Über seine historische Methode äußert sich Thukydides in Buch I 22.1: Im Gegensatz zu anderen Autoren – womit in erster Linie Herodot gemeint sein könnte – will er nicht nur Zeugnisse aneinanderreihen, die ihm sozusagen jedermann berichtet habe. Vielmehr wolle er das Gehörte genau prüfen und abwägen, um auf diese Weise einen möglichst objektiven Bericht der Ereignisse zusammenzustellen, und zwar so, wie er sie für objektiv und damit auch für wahr hielt. Was er inhaltlich auslässt, verschweigt er indessen. Dies gilt in derselben Weise auch für seine Quellen, die er nicht namentlich anführt und die heute nicht mehr erkennen lassen, ob es sich dabei um einen vollständigen Text bzw. Bericht handelt oder nur um einen Auszug daraus, der das geflissentlich übergeht, was den Meinungen des Thukydides zuwider lief – aber eine solche Kritik ist nur aus einem modernen Bewusstsein heraus verständlich. Wie es Thukydides selbst zum Ausdruck bringt, geht es ihm in seinem Werk vor allem darum, den langwierigen Krieg zu verstehen, und immer wieder wägt er scheinbar ab, bevor er zu einem historiographischen Urteil gelangt.
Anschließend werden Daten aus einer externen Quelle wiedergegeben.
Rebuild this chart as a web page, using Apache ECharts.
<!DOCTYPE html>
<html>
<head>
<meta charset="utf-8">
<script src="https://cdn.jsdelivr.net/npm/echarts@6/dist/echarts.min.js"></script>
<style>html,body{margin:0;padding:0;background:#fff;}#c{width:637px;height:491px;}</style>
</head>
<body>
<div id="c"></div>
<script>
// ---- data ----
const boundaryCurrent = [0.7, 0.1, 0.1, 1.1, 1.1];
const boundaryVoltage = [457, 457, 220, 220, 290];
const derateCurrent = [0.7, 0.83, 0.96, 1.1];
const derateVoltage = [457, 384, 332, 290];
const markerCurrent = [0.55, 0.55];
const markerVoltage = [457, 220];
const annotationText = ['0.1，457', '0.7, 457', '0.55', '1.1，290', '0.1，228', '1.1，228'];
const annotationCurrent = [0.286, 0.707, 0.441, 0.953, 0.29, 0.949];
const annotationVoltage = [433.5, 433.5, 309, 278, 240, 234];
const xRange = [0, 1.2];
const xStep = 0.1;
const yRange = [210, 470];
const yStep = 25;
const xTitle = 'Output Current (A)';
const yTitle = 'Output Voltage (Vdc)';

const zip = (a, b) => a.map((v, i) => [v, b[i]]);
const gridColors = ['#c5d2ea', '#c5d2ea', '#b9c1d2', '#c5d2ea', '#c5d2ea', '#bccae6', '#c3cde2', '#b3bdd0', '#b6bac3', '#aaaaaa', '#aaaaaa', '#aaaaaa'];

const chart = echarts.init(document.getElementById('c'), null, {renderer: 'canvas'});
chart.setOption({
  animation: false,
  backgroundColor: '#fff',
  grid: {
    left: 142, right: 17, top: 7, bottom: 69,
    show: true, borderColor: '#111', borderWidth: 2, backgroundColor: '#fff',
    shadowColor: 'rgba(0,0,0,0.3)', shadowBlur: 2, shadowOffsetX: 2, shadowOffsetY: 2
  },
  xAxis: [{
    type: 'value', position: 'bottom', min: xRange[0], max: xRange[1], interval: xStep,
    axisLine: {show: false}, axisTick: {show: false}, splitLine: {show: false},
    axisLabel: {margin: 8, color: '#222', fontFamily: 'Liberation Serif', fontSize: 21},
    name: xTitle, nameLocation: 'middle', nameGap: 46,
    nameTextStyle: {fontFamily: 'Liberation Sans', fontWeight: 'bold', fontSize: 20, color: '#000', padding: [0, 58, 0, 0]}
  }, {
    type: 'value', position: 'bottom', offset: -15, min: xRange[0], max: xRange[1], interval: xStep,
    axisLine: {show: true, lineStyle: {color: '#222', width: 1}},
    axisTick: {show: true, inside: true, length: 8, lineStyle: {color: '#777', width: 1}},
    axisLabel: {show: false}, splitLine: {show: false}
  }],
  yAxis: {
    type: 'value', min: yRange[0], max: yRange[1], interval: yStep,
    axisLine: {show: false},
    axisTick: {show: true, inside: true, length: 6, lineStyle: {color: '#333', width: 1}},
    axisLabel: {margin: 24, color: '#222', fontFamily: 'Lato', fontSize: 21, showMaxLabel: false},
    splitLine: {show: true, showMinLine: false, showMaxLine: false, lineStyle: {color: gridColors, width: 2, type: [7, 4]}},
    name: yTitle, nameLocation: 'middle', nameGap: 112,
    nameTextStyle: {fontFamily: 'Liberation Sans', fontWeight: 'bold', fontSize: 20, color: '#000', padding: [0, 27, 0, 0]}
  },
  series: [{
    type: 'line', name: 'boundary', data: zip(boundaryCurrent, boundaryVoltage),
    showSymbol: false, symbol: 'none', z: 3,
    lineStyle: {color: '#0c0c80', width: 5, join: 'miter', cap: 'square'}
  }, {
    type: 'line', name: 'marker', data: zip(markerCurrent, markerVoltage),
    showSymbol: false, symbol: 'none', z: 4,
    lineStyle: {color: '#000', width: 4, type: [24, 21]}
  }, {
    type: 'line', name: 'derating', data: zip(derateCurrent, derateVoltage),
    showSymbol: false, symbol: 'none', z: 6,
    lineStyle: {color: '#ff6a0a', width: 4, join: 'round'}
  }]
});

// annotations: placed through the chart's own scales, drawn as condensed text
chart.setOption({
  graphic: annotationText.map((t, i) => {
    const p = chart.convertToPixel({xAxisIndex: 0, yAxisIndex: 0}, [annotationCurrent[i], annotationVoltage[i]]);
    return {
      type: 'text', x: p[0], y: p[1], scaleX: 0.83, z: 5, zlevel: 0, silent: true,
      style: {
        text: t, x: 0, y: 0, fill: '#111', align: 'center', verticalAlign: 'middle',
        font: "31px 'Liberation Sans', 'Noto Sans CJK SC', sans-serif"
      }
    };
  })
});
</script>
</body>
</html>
Das Werk, das im Original keinen Titel trägt und mit den Ereignissen des Jahres 411 v. Chr. sehr unvermittelt abbricht, besitzt jedoch eine klare Struktur. Buch I behandelt nach einführenden Bemerkungen die Entstehung und die Ursachen des Krieges, während die Bücher II bis V dem sog. Archidamischen Krieg der Jahre 431-421 v. Chr. gewidmet sind, benannt nach dem spartanischen General und König Archidamos II. Der bereits erwähnte Nikiasfriede der Jahre 421 bis 416 v. Chr. ist Inhalt der Bücher V bis VI, während sich die für Athen so verlustreiche sizilische Expedition (415-413 v. Chr.) in den Büchern VI und VII findet. Buch VIII bricht am Anfang des Dekeleisch-Ionischen Krieges (414/413-411 v. Chr.) ab, der sich nach dem von Thukydides dargestellten Zeitraum noch bis zum Jahr 404 v. Chr. hinziehen sollte.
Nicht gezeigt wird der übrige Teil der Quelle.